Retype only the lines running from the line that contains "What matplotlib code" to the line that contains "ax.yaxis.set_minor_locator(MultipleLocator(0.5))", inclusive, and leave the pictures behind.

# [Material for this task]
┏━━

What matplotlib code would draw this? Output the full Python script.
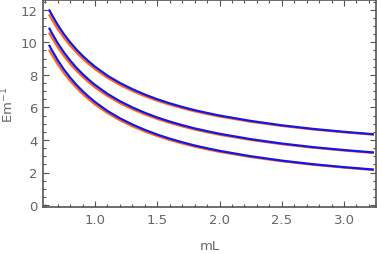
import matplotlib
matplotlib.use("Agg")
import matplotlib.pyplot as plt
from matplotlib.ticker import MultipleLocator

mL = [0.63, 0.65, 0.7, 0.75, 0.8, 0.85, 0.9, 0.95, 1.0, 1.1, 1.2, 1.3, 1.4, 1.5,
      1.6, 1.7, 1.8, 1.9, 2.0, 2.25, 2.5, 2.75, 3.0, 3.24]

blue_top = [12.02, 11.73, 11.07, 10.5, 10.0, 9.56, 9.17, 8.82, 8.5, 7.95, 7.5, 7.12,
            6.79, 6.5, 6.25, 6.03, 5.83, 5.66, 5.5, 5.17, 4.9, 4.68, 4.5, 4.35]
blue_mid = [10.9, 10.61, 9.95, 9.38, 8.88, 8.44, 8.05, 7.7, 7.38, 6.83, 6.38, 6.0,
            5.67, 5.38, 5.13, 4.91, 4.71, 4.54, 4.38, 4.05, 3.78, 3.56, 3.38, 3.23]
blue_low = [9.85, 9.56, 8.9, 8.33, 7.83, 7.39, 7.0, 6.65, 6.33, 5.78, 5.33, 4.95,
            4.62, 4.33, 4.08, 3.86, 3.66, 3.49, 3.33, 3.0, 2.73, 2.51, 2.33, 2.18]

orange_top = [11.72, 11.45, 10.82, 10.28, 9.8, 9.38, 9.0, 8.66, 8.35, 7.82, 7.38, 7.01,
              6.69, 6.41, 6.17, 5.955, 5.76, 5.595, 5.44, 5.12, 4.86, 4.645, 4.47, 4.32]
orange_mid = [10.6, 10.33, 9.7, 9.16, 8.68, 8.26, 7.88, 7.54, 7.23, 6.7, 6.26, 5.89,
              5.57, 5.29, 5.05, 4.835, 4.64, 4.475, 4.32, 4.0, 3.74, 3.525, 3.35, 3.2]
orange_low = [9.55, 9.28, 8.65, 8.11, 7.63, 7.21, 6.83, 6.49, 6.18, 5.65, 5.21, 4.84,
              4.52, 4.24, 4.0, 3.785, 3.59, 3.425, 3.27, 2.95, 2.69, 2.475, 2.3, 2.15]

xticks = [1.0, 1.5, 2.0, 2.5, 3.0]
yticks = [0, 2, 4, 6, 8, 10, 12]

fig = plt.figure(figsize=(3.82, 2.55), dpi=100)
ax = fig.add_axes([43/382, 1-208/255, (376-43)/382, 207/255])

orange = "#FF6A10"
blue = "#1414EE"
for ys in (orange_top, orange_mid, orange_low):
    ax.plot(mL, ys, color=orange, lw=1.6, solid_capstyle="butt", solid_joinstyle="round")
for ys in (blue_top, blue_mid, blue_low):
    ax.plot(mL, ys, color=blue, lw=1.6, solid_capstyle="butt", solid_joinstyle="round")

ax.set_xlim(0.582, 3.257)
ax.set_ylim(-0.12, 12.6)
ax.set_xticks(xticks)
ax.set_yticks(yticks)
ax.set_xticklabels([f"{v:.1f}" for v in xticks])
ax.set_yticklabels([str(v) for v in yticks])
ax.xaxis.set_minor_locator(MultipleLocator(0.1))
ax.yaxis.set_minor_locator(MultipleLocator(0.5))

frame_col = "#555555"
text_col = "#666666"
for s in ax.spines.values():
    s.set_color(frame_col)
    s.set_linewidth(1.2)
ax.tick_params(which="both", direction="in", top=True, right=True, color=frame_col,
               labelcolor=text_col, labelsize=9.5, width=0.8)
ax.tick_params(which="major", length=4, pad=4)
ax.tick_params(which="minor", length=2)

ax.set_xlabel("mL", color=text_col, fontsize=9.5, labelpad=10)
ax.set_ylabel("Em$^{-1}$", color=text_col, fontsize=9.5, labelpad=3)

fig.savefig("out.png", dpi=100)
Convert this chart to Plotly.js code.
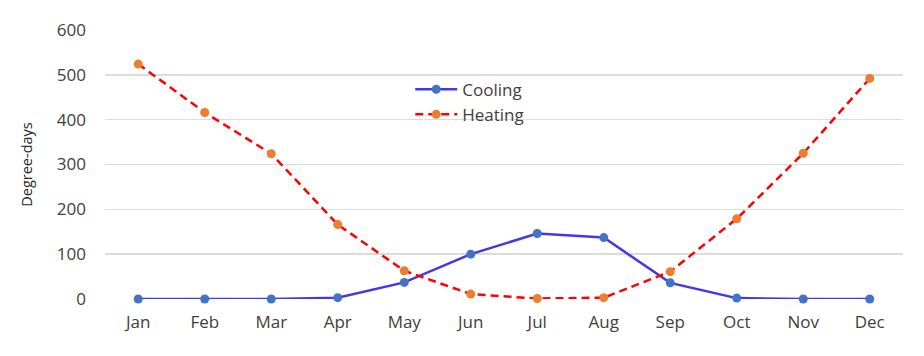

┗━━
┏━━

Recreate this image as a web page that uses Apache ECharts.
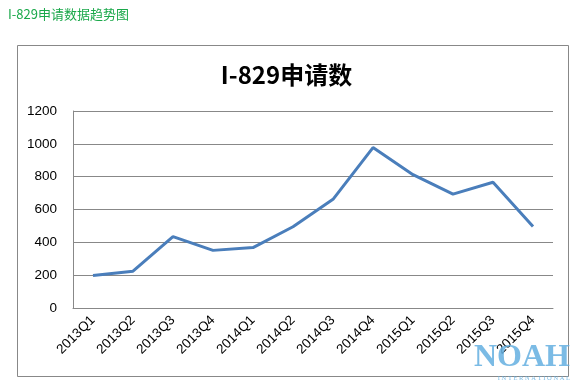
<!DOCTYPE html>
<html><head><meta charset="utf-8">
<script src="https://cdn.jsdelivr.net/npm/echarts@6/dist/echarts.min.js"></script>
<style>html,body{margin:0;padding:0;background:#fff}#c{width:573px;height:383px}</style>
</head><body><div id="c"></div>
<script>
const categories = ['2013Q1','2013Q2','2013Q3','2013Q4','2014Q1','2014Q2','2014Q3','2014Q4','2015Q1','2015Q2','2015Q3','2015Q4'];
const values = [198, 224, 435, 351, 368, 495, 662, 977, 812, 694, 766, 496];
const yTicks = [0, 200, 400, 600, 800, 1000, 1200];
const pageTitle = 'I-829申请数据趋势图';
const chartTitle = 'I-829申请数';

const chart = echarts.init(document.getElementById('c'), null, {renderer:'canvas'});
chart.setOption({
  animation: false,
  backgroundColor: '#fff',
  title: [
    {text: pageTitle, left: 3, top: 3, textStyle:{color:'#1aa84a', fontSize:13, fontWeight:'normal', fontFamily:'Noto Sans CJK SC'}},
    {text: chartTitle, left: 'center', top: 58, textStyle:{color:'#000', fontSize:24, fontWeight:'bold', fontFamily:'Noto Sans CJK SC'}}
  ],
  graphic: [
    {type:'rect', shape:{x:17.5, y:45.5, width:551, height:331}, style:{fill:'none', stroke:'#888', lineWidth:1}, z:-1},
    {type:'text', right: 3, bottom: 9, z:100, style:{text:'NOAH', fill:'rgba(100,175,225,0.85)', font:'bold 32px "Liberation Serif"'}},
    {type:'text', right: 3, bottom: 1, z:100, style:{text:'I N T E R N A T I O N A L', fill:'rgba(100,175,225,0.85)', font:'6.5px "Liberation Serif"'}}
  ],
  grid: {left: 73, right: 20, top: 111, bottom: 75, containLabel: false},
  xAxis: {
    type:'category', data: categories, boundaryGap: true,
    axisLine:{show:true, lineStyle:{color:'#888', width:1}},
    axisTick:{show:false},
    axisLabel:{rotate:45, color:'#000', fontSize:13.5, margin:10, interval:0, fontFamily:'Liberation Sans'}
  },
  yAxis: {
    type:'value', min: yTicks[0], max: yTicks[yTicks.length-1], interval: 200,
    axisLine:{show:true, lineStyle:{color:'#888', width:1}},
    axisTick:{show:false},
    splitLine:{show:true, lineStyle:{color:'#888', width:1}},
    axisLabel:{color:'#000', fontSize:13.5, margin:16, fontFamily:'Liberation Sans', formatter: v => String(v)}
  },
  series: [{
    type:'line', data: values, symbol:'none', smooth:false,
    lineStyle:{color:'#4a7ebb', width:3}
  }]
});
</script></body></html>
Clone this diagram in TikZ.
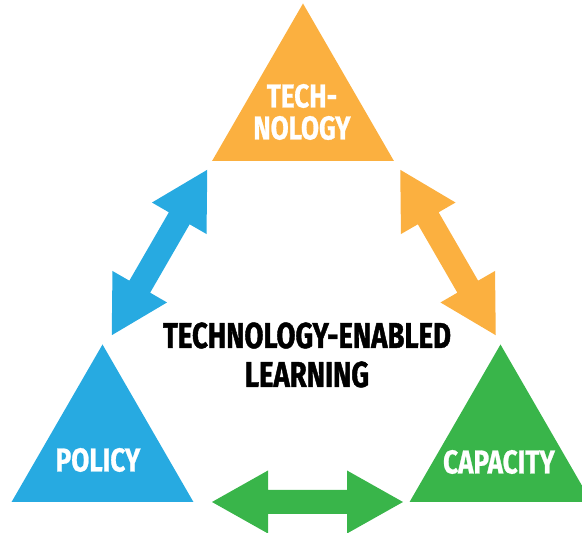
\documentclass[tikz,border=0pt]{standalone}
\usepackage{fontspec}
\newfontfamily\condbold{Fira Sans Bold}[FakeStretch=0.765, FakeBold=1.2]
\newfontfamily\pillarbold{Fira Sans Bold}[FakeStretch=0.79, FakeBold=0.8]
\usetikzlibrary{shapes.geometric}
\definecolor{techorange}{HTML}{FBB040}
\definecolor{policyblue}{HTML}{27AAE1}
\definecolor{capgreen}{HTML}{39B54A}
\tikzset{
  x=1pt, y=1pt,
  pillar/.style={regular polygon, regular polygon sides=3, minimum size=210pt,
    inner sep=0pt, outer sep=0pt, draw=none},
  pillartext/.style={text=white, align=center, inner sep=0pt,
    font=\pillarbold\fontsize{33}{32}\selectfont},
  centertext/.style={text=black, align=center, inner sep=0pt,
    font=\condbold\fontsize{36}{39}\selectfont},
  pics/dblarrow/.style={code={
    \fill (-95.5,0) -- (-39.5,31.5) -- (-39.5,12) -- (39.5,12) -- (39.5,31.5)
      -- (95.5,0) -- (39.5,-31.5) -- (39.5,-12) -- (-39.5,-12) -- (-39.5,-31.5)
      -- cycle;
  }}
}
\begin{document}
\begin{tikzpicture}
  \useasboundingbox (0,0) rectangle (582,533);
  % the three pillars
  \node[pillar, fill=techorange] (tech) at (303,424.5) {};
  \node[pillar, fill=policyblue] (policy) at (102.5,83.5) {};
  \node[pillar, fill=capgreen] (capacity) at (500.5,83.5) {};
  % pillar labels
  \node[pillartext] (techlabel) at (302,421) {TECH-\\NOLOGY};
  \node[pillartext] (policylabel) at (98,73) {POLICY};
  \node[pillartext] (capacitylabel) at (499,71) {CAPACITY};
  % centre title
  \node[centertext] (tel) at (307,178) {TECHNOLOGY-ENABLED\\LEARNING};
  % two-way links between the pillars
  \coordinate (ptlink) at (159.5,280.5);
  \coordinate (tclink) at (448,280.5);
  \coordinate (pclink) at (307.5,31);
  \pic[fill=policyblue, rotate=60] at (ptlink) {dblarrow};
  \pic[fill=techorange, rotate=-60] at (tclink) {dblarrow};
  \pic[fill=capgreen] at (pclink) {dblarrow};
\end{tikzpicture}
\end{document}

┗━━
┏━━

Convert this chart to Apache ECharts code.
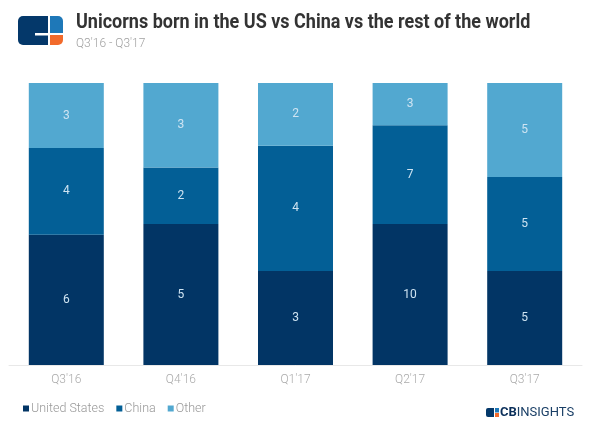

┗━━

# [Answer to this exercise]
What matplotlib code would draw this? Output the full Python script.
import matplotlib
matplotlib.use("Agg")
import matplotlib.pyplot as plt
from matplotlib.ticker import MultipleLocator

mL = [0.63, 0.65, 0.7, 0.75, 0.8, 0.85, 0.9, 0.95, 1.0, 1.1, 1.2, 1.3, 1.4, 1.5,
      1.6, 1.7, 1.8, 1.9, 2.0, 2.25, 2.5, 2.75, 3.0, 3.24]

blue_top = [12.02, 11.73, 11.07, 10.5, 10.0, 9.56, 9.17, 8.82, 8.5, 7.95, 7.5, 7.12,
            6.79, 6.5, 6.25, 6.03, 5.83, 5.66, 5.5, 5.17, 4.9, 4.68, 4.5, 4.35]
blue_mid = [10.9, 10.61, 9.95, 9.38, 8.88, 8.44, 8.05, 7.7, 7.38, 6.83, 6.38, 6.0,
            5.67, 5.38, 5.13, 4.91, 4.71, 4.54, 4.38, 4.05, 3.78, 3.56, 3.38, 3.23]
blue_low = [9.85, 9.56, 8.9, 8.33, 7.83, 7.39, 7.0, 6.65, 6.33, 5.78, 5.33, 4.95,
            4.62, 4.33, 4.08, 3.86, 3.66, 3.49, 3.33, 3.0, 2.73, 2.51, 2.33, 2.18]

orange_top = [11.72, 11.45, 10.82, 10.28, 9.8, 9.38, 9.0, 8.66, 8.35, 7.82, 7.38, 7.01,
              6.69, 6.41, 6.17, 5.955, 5.76, 5.595, 5.44, 5.12, 4.86, 4.645, 4.47, 4.32]
orange_mid = [10.6, 10.33, 9.7, 9.16, 8.68, 8.26, 7.88, 7.54, 7.23, 6.7, 6.26, 5.89,
              5.57, 5.29, 5.05, 4.835, 4.64, 4.475, 4.32, 4.0, 3.74, 3.525, 3.35, 3.2]
orange_low = [9.55, 9.28, 8.65, 8.11, 7.63, 7.21, 6.83, 6.49, 6.18, 5.65, 5.21, 4.84,
              4.52, 4.24, 4.0, 3.785, 3.59, 3.425, 3.27, 2.95, 2.69, 2.475, 2.3, 2.15]

xticks = [1.0, 1.5, 2.0, 2.5, 3.0]
yticks = [0, 2, 4, 6, 8, 10, 12]

fig = plt.figure(figsize=(3.82, 2.55), dpi=100)
ax = fig.add_axes([43/382, 1-208/255, (376-43)/382, 207/255])

orange = "#FF6A10"
blue = "#1414EE"
for ys in (orange_top, orange_mid, orange_low):
    ax.plot(mL, ys, color=orange, lw=1.6, solid_capstyle="butt", solid_joinstyle="round")
for ys in (blue_top, blue_mid, blue_low):
    ax.plot(mL, ys, color=blue, lw=1.6, solid_capstyle="butt", solid_joinstyle="round")

ax.set_xlim(0.582, 3.257)
ax.set_ylim(-0.12, 12.6)
ax.set_xticks(xticks)
ax.set_yticks(yticks)
ax.set_xticklabels([f"{v:.1f}" for v in xticks])
ax.set_yticklabels([str(v) for v in yticks])
ax.xaxis.set_minor_locator(MultipleLocator(0.1))
ax.yaxis.set_minor_locator(MultipleLocator(0.5))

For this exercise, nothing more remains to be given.